In 2019 Washington state passed the Clean Energy Transformation Act, also known as CETA, which sets the state on a path to 100 percent carbon-free electricity by 2045.  Energy Northwest, with its portfolio of 100 percent carbon-free resources, began an intensive analysis of how to accomplish this ambitious climate goal. In 2019 the agency commissioned a study by Energy + Environmental Economics (E3), a San Francisco-based consulting group, to calculate the energy capacity needs in the northwest over the next several decades and analyze a suite of clean, reliable and affordable energy resources available to meet that demand. The resulting study, released in 2020, found the optimal energy portfolio is a combination of current and new renewable and clean resources, including the deployment of advanced nuclear energy technologies and small modular reactors.

Shortly after publication of the E3 study, the U.S. Congress created the Advanced Reactor Demonstration Program (ARDP) and the U.S. Department of Energy (DOE) launched ARDP in May 2020. Intended to help domestic private industry demonstrate advanced nuclear reactors in the U.S., the program is accelerating the deployment of advanced reactors through cost-shared partnerships with the private sector. By rapidly developing these advanced reactors that hold tremendous potential, ARDP will expand access to clean energy, help power the carbon-free electric grids of the future and maintain the U.S. as a global leader in nuclear energy innovation and technology.

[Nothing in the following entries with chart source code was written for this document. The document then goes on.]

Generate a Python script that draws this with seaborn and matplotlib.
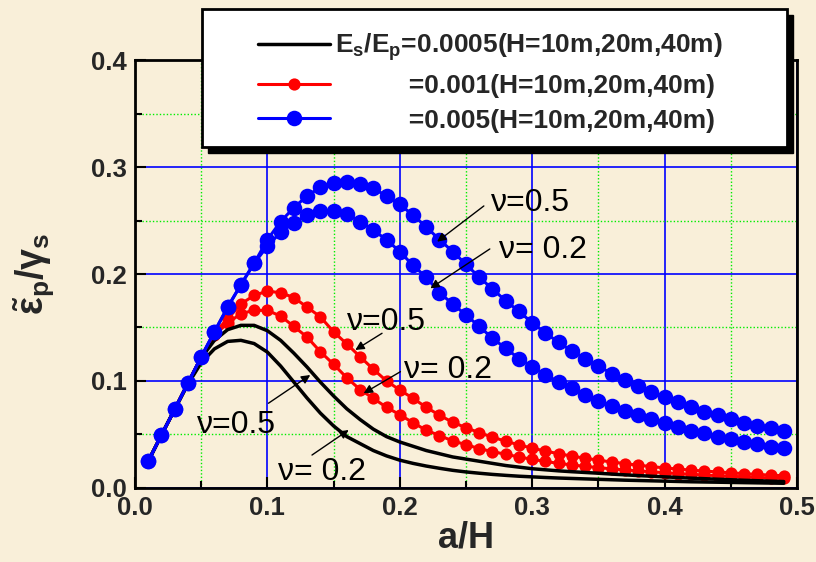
import matplotlib
matplotlib.use("Agg")
import matplotlib.pyplot as plt
from matplotlib.lines import Line2D
from matplotlib.patches import Rectangle
from matplotlib.ticker import MultipleLocator
import seaborn as sns

# ---------------------------------------------------------------- data
a_over_h = [0.01, 0.02, 0.03, 0.04, 0.05, 0.06, 0.07, 0.08, 0.09, 0.10,
            0.11, 0.12, 0.13, 0.14, 0.15, 0.16, 0.17, 0.18, 0.19, 0.20,
            0.21, 0.22, 0.23, 0.24, 0.25, 0.26, 0.27, 0.28, 0.29, 0.30,
            0.31, 0.32, 0.33, 0.34, 0.35, 0.36, 0.37, 0.38, 0.39, 0.40,
            0.41, 0.42, 0.43, 0.44, 0.45, 0.46, 0.47, 0.48, 0.49]

# Es/Ep = 0.0005
black_nu05 = [0.025, 0.0495, 0.0735, 0.098, 0.1215, 0.138, 0.148, 0.152, 0.152, 0.147,
              0.138, 0.126, 0.113, 0.099, 0.086, 0.074, 0.064, 0.055, 0.048, 0.043,
              0.039, 0.035, 0.032, 0.029, 0.027, 0.025, 0.023, 0.021, 0.0195, 0.018,
              0.017, 0.016, 0.0152, 0.0145, 0.0138, 0.013, 0.0123, 0.0116, 0.011, 0.0104,
              0.0098, 0.0092, 0.0087, 0.0082, 0.0077, 0.0072, 0.0068, 0.0064, 0.006]
black_nu02 = [0.025, 0.0495, 0.0735, 0.097, 0.117, 0.130, 0.137, 0.138, 0.135, 0.127,
              0.114, 0.099, 0.084, 0.070, 0.058, 0.048, 0.0415, 0.035, 0.030, 0.026,
              0.023, 0.0205, 0.0184, 0.0165, 0.015, 0.0138, 0.0127, 0.0118, 0.011, 0.0104,
              0.0098, 0.0093, 0.0089, 0.0085, 0.0081, 0.0077, 0.0073, 0.007, 0.0067, 0.0064,
              0.0061, 0.0058, 0.0056, 0.0054, 0.0052, 0.005, 0.0048, 0.0046, 0.0044]

# Es/Ep = 0.001
red_nu05 = [0.025, 0.0495, 0.0735, 0.098, 0.1225, 0.145, 0.158, 0.172, 0.180, 0.184,
            0.1825, 0.178, 0.169, 0.160, 0.146, 0.1346, 0.1227, 0.111, 0.100, 0.0916,
            0.0838, 0.0754, 0.068, 0.0614, 0.0564, 0.0517, 0.0475, 0.0437, 0.0403, 0.0372,
            0.0345, 0.032, 0.0298, 0.0278, 0.026, 0.0243, 0.0228, 0.0213, 0.020, 0.0188,
            0.0177, 0.0167, 0.0158, 0.015, 0.0142, 0.0134, 0.0127, 0.012, 0.0114]
red_nu02 = [0.025, 0.0495, 0.0735, 0.098, 0.1225, 0.143, 0.154, 0.163, 0.166, 0.166,
            0.1607, 0.151, 0.141, 0.1274, 0.1156, 0.103, 0.092, 0.0838, 0.0754, 0.0685,
            0.061, 0.054, 0.049, 0.044, 0.0405, 0.0368, 0.034, 0.0315, 0.029, 0.0268,
            0.0248, 0.023, 0.0215, 0.0202, 0.019, 0.0179, 0.0169, 0.016, 0.0151, 0.0143,
            0.0135, 0.0128, 0.0121, 0.0115, 0.0109, 0.0104, 0.0099, 0.0094, 0.009]

# Es/Ep = 0.005
blue_nu05 = [0.025, 0.0495, 0.0735, 0.098, 0.1225, 0.146, 0.169, 0.190, 0.210, 0.232,
             0.249, 0.262, 0.273, 0.281, 0.285, 0.286, 0.284, 0.280, 0.273, 0.265,
             0.255, 0.244, 0.232, 0.221, 0.209, 0.197, 0.186, 0.175, 0.165, 0.1545,
             0.145, 0.136, 0.128, 0.121, 0.114, 0.107, 0.101, 0.0956, 0.090, 0.0847,
             0.080, 0.076, 0.0713, 0.068, 0.0645, 0.061, 0.058, 0.0558, 0.053]
blue_nu02 = [0.025, 0.0495, 0.0735, 0.098, 0.1225, 0.146, 0.169, 0.190, 0.210, 0.226,
             0.239, 0.248, 0.255, 0.259, 0.259, 0.256, 0.249, 0.241, 0.232, 0.221,
             0.208, 0.197, 0.1825, 0.172, 0.1617, 0.151, 0.140, 0.1305, 0.121, 0.1134,
             0.1056, 0.0994, 0.093, 0.087, 0.0816, 0.077, 0.0723, 0.068, 0.0645, 0.0604,
             0.0567, 0.0536, 0.051, 0.048, 0.0455, 0.043, 0.0408, 0.0386, 0.037]

legend_labels = [r"E$_s$/E$_p$=0.0005(H=10m,20m,40m)",
                 "          =0.001(H=10m,20m,40m)",
                 "          =0.005(H=10m,20m,40m)"]

# Poisson's ratio callouts: text, text anchor (left, centre), arrow tail, arrow head
nu_notes = [
    ("\u03bd=0.5",  (0.2685, 0.266),  (0.2635, 0.2636), (0.2282, 0.2302)),
    ("\u03bd= 0.2", (0.2748, 0.2224), (0.268, 0.2234),  (0.2231, 0.1866)),
    ("\u03bd=0.5",  (0.160, 0.1554),  (0.1866, 0.1446), (0.1664, 0.129)),
    ("\u03bd= 0.2", (0.203, 0.1103),  (0.2005, 0.1087), (0.1727, 0.0885)),
    ("\u03bd=0.5",  (0.0467, 0.0589), (0.1008, 0.0792), (0.1324, 0.1056)),
    ("\u03bd= 0.2", (0.1084, 0.0152), (0.1337, 0.0308), (0.1614, 0.0542)),
]

# ---------------------------------------------------------------- style
sns.set_theme(style="ticks")
plt.rcParams["font.family"] = ["Liberation Sans", "DejaVu Sans"]
plt.rcParams["font.weight"] = "bold"
plt.rcParams["mathtext.fontset"] = "custom"
plt.rcParams["mathtext.rm"] = "Liberation Sans:bold"
plt.rcParams["mathtext.it"] = "Liberation Sans:bold"
plt.rcParams["mathtext.bf"] = "Liberation Sans:bold"

bg = "#F9EFD9"
fig = plt.figure(figsize=(8.16, 5.62), dpi=100, facecolor=bg)
ax = fig.add_axes([0.1654, 0.1317, 0.8113, 0.7615])
ax.set_facecolor(bg)

# ---------------------------------------------------------------- curves
line_kw = dict(errorbar=None, legend=False, ax=ax)
sns.lineplot(x=a_over_h, y=red_nu05, color="#FF0000", linewidth=2.2, marker="o",
             markersize=8.8, markeredgewidth=0, zorder=3, **line_kw)
sns.lineplot(x=a_over_h, y=red_nu02, color="#FF0000", linewidth=2.2, marker="o",
             markersize=8.8, markeredgewidth=0, zorder=3, **line_kw)
sns.lineplot(x=a_over_h, y=black_nu05, color="black", linewidth=2.5, zorder=3.5, **line_kw)
sns.lineplot(x=a_over_h, y=black_nu02, color="black", linewidth=2.5, zorder=3.5, **line_kw)
sns.lineplot(x=a_over_h, y=blue_nu05, color="#0000FF", linewidth=2.2, marker="o",
             markersize=11.2, markeredgewidth=0, zorder=4, **line_kw)
sns.lineplot(x=a_over_h, y=blue_nu02, color="#0000FF", linewidth=2.2, marker="o",
             markersize=11.2, markeredgewidth=0, zorder=4, **line_kw)

# ---------------------------------------------------------------- axes
ax.set_xlim(0, 0.5)
ax.set_ylim(0, 0.4)
ax.xaxis.set_major_locator(MultipleLocator(0.1))
ax.xaxis.set_minor_locator(MultipleLocator(0.05))
ax.yaxis.set_major_locator(MultipleLocator(0.1))
ax.yaxis.set_minor_locator(MultipleLocator(0.05))
ax.set_axisbelow(True)
ax.grid(which="major", color="#0000FF", linewidth=1.2, linestyle="-")
ax.grid(which="minor", color="#00EE00", linewidth=1.0, linestyle=(0, (1, 1.5)))
ax.tick_params(which="both", direction="in", top=False, right=False,
               color="black", width=1.5, labelsize=18.5, pad=6)
ax.tick_params(which="major", length=8)
ax.tick_params(which="minor", length=5)
for lbl in ax.get_xticklabels() + ax.get_yticklabels():
    lbl.set_fontweight("bold")
for sp in ax.spines.values():
    sp.set_color("black")
    sp.set_linewidth(2)

ax.set_xlabel("a/H", fontsize=26, fontweight="bold", labelpad=0)
ax.set_ylabel(r"$\tilde{\varepsilon}_p/\gamma_s$", fontsize=27, labelpad=24)

# ---------------------------------------------------------------- callouts
for text, (tx, ty), tail, head in nu_notes:
    ax.text(tx, ty, text, fontsize=23, fontweight="normal", ha="left",
            va="center", color="black", zorder=8)
    ax.annotate("", xy=head, xytext=tail,
                arrowprops=dict(arrowstyle="-|>", color="black", lw=1.0,
                                mutation_scale=13, shrinkA=0, shrinkB=0),
                zorder=8)

# ---------------------------------------------------------------- legend
box_x0, box_y0, box_x1, box_y1 = 0.101, 0.797, 0.985, 1.119
dx, dy = 6 / 662, 6 / 428
shadow = Rectangle((box_x0 + dx, box_y0 - dy), box_x1 - box_x0, box_y1 - box_y0,
                   transform=ax.transAxes, facecolor="black", edgecolor="black",
                   clip_on=False, zorder=9)
frame = Rectangle((box_x0, box_y0), box_x1 - box_x0, box_y1 - box_y0,
                  transform=ax.transAxes, facecolor="white", edgecolor="black",
                  linewidth=2, clip_on=False, zorder=9.5)
ax.add_patch(shadow)
ax.add_patch(frame)

handles = [Line2D([], [], color="black", linewidth=2.5),
           Line2D([], [], color="#FF0000", linewidth=2.2, marker="o",
                  markersize=8.8, markeredgewidth=0),
           Line2D([], [], color="#0000FF", linewidth=2.2, marker="o",
                  markersize=11.2, markeredgewidth=0)]
leg = ax.legend(handles, legend_labels, loc="upper left",
                bbox_to_anchor=(0.1858, 1.066), frameon=False,
                prop=dict(size=19, weight="bold"), handlelength=2.72,
                handletextpad=0.2, labelspacing=0.4, borderpad=0,
                borderaxespad=0, numpoints=1)
leg.set_zorder(10)

fig.savefig("out.png", dpi=100, facecolor=bg)
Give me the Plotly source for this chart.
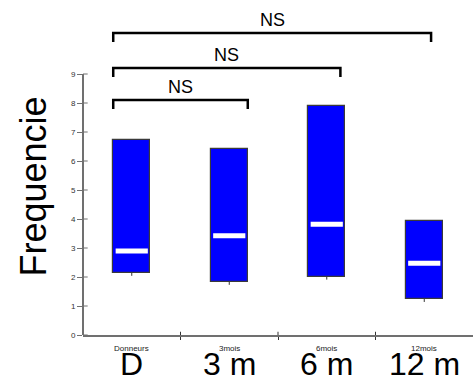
import plotly.graph_objects as go

# Data
groups_small = ["Donneurs", "3mois", "6mois", "12mois"]
groups_big = ["D", "3 m", "6 m", "12 m"]
low = [2.14, 1.83, 2.01, 1.24]
high = [6.72, 6.41, 7.90, 3.93]
median = [2.90, 3.42, 3.82, 2.47]
y_ticks = [0, 1, 2, 3, 4, 5, 6, 7, 8, 9]

# significance brackets
br_start = [-0.19, -0.19, -0.19]
br_end = [1.19, 2.14, 3.07]
br_level = [8.10, 9.21, 10.41]
br_label = ["NS", "NS", "NS"]

xs = list(range(len(groups_small)))
half = 0.19

fig = go.Figure()
fig.add_trace(go.Bar(
    x=xs, y=[h - l for h, l in zip(high, low)], base=low, width=2 * half,
    marker=dict(color="#0000ff", line=dict(color="#3a3a3a", width=1.2)),
    hoverinfo="skip", showlegend=False))

mx, my = [], []
for x, m in zip(xs, median):
    mx += [x - half + 0.025, x + half - 0.025, None]
    my += [m, m, None]
fig.add_trace(go.Scatter(x=mx, y=my, mode="lines",
                         line=dict(color="white", width=5), showlegend=False, hoverinfo="skip"))

wx, wy = [], []
for x, l in zip(xs, low):
    wx += [x, x, None]
    wy += [l, l - 0.1, None]
fig.add_trace(go.Scatter(x=wx, y=wy, mode="lines",
                         line=dict(color="#333333", width=1), showlegend=False, hoverinfo="skip"))

shapes = []
axis_col = "#707070"
shapes.append(dict(type="line", xref="paper", yref="y", x0=0, x1=0, y0=0, y1=max(y_ticks),
                   line=dict(color=axis_col, width=2)))
for t in y_ticks:
    shapes.append(dict(type="line", xref="paper", yref="y", x0=0, x1=0.012, y0=t, y1=t,
                       line=dict(color=axis_col, width=1)))
for t in [0.5, 1.5, 2.5]:
    shapes.append(dict(type="line", xref="x", yref="paper", x0=t, x1=t, y0=0, y1=0.01,
                       line=dict(color="#333333", width=1)))

annotations = []
for s, e, lev, lab in zip(br_start, br_end, br_level, br_label):
    tip = 0.31
    shapes.append(dict(type="path", xref="x", yref="y",
                       path=f"M {s},{lev - tip} L {s},{lev} L {e},{lev} L {e},{lev - tip}",
                       line=dict(color="black", width=2.5)))
    annotations.append(dict(x=(s + e) / 2, y=lev, xref="x", yref="y", text=lab, showarrow=False,
                            yanchor="bottom", yshift=1, font=dict(size=18, color="black")))

for x, bg in zip(xs, groups_big):
    annotations.append(dict(x=x, y=0, xref="x", yref="paper", yshift=-29, text=bg, showarrow=False,
                            yanchor="middle", font=dict(size=32, color="black")))
for x, sm in zip(xs, groups_small):
    annotations.append(dict(x=x, y=0, xref="x", yref="paper", yshift=-13, text=sm, showarrow=False,
                            yanchor="middle", font=dict(size=8, color="#222222")))

annotations.append(dict(x=0, y=(335 - 187) / 29.0, xref="paper", yref="y", xshift=-73,
                        text="Frequencie", showarrow=False, textangle=-90,
                        font=dict(size=36, color="black")))

fig.update_layout(
    width=473, height=376, autosize=False,
    margin=dict(l=83, r=0, t=10, b=41),
    paper_bgcolor="white", plot_bgcolor="white",
    font=dict(family="Liberation Sans, Arial, sans-serif"),
    xaxis=dict(range=[-0.5, 3.5], tickvals=[0.5, 1.5, 2.5], ticktext=["", "", ""],
               ticks="outside", ticklen=3, tickcolor="#333333", showline=True,
               linecolor=axis_col, linewidth=2, showgrid=False, zeroline=False, fixedrange=True),
    yaxis=dict(range=[0, (335 - 10) / 29.0], tickvals=y_ticks, ticks="outside", ticklen=5,
               tickcolor=axis_col, tickfont=dict(size=8, color="#333333"), showline=False,
               showgrid=False, zeroline=False, fixedrange=True),
    shapes=shapes, annotations=annotations, bargap=0,
)
fig.write_html("out.html", config={"displayModeBar": False},
               post_script="document.body.style.margin='0';document.body.style.overflow='hidden';")
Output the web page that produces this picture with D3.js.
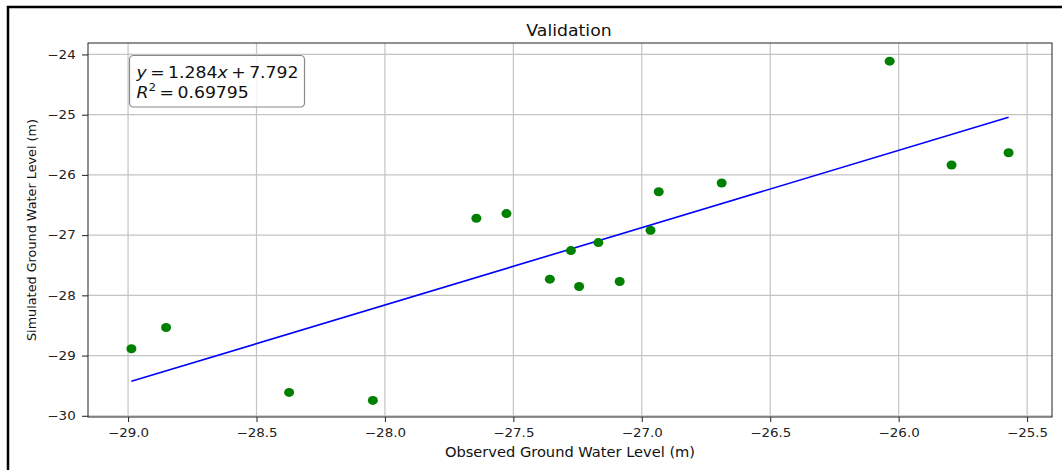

Energy Northwest partnered with two advanced nuclear energy companies –X-energy and Terra Power-GE Hitachi on their applications to DOE and in October 2020 DOE selected both companies for the program.​EN continues to work with both companies to develop their technologies with the goal of siting one project in Washington state as an ideal addition to our future carbon-free electric grid.

Versatile Test Reactor Project

In February 2019, the U.S. Department of Energy announced its plans to build a Versatile Test Reactor, or VTR. This new research reactor will be capable of performing irradiation testing at much higher neutron energy fluxes than what is currently available today.

This capability will help accelerate the testing of advanced nuclear fuels, materials, instrumentation, and sensors. It will also allow DOE to modernize its essential nuclear energy research and development infrastructure, and conduct crucial advanced technology and materials testing necessary to re-energize the U.S. nuclear energy industry.

The project is being led by Idaho National Laboratory in partnership with five national laboratories (Argonne, Los Alamos, Oak Ridge, Pacific Northwest and Savannah River) and Energy Northwest.

A VTR could be completed as early as 2026 at the site of one of DOE's national laboratories.